Chip's scancode shenanigans
escher
Posts: 138
in Propeller 1
In Chip's VGA high res text driver, he builds a routine to perform the shifting and waitviding of the line buffer into a region of memory labeled "scancode", then jmps to it when necessary for execution. What I don't understand is how this is faster... you still have to take each 32-bit operation and fetch, decode, execute, etc. So besides saving room by putting it all into memory space instead of explicitly defining the entire unrolled loop, I don't see the benefit:
What am I missing here?
'Build scanbuff display routine into scancode :waitvid mov scancode+0,i0 'org scancode :shr mov scancode+1,i1 'waitvid color,scanbuff+0 add :waitvid,d1 'shr scanbuff+0,#8 add :shr,d1 'waitvid color,scanbuff+1 add i0,#1 'shr scanbuff+1,#8 add i1,d0 '... djnz scan_ctr,#:waitvid 'waitvid color,scanbuff+cols-1 mov scancode+cols*2-1,i2 'mov vscl,#hf mov scancode+cols*2+0,i3 'waitvid hvsync,#0 mov scancode+cols*2+1,i4 'jmp #scanret
What am I missing here?
Comments
On a better assembler with for loop macros, a for loop macro would be used to generate all of this at compile time. But, since Spin/PASM has no macros, it has to be done at run time.
Big savings, small driver HUB footprint.
It's all about the initial HUB image. Keeping that small can matter.

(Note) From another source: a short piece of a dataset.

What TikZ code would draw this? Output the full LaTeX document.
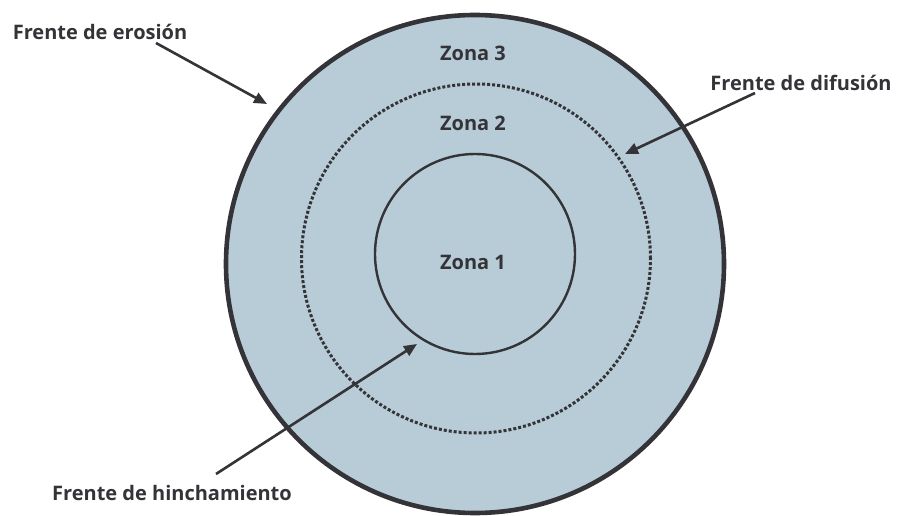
\documentclass[tikz,border=0pt]{standalone}
\usepackage{fontspec}
\setmainfont{Open Sans}
\usetikzlibrary{arrows.meta}
\definecolor{zonefill}{HTML}{B8CCD7}
\definecolor{ink}{HTML}{333338}
\begin{document}
\begin{tikzpicture}[x=1pt,y=-1pt,
  every node/.style={font=\bfseries\fontsize{20}{24}\selectfont, text=ink},
  front/.style={circle, draw=ink, inner sep=0pt},
  zonelabel/.style={inner sep=0pt},
  pointer/.style={draw=ink, line width=2.6pt, -{Triangle[length=13pt,width=11pt]}}]
  \useasboundingbox (0,0) rectangle (898,516);
  % erosion front (outer boundary) with its fill
  \node[front, fill=zonefill, line width=4.6pt, minimum size=498pt] (outer) at (475,264) {};
  % diffusion front, dotted
  \node[front, line width=3pt, dash pattern=on 3pt off 2pt, minimum size=349pt] (diff) at (476,258.5) {};
  % swelling front
  \node[front, line width=2.4pt, minimum size=200pt] (inner) at (475,254) {};
  % zone labels
  \node[zonelabel] (z3) at (473,53) {Zona 3};
  \node[zonelabel] (z2) at (473,123) {Zona 2};
  \node[zonelabel] (z1) at (473,262) {Zona 1};
  % front labels
  \node[zonelabel] (lero) at (100,32) {Frente de erosión};
  \node[zonelabel] (ldif) at (801,83) {Frente de difusión};
  \node[zonelabel] (lhin) at (172,493) {Frente de hinchamiento};
  % pointer ends
  \coordinate (eroA) at (156,43);
  \coordinate (eroB) at (267,104);
  \coordinate (difA) at (755,93);
  \coordinate (difB) at (625,154);
  \coordinate (hinA) at (216,474);
  \coordinate (hinB) at (417,344);
  \draw[pointer] (eroA) -- (eroB);
  \draw[pointer] (difA) -- (difB);
  \draw[pointer] (hinA) -- (hinB);
\end{tikzpicture}
\end{document}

Correct me if I'm wrong here, but wouldn't performing the scancode routine in a closed loop only add 4 cycles (for a successful DJNZ jump) per iteration? Is the insinuation here that that 5 nanoseconds means the difference between an on-time and de-synced waitvid?
You can't just add the djnz - you also have to insert an add to increment the pointer in the waitvid, and another add to increment the pointer in the shr that shifts the font data to the next line of the font. That adds up to 12 cycles/iteration.
A resolution of 1024*768*60 Hz has a pixel rate of 60 MHz according to Chip's VGA_HighRes_Text.spin. 80MHz / ((65M pixels/second) / (16 pixels/waitvid) = 21 ticks/waitvid.
A waitvid and a shr take 10 cycles, which leaves 11 cycles to spare. The 12 cycles for the djnz and the two adds won't fit.
Well there you go, the (somehow) dropped factor of 10 was throwing me off; thanks for the analysis!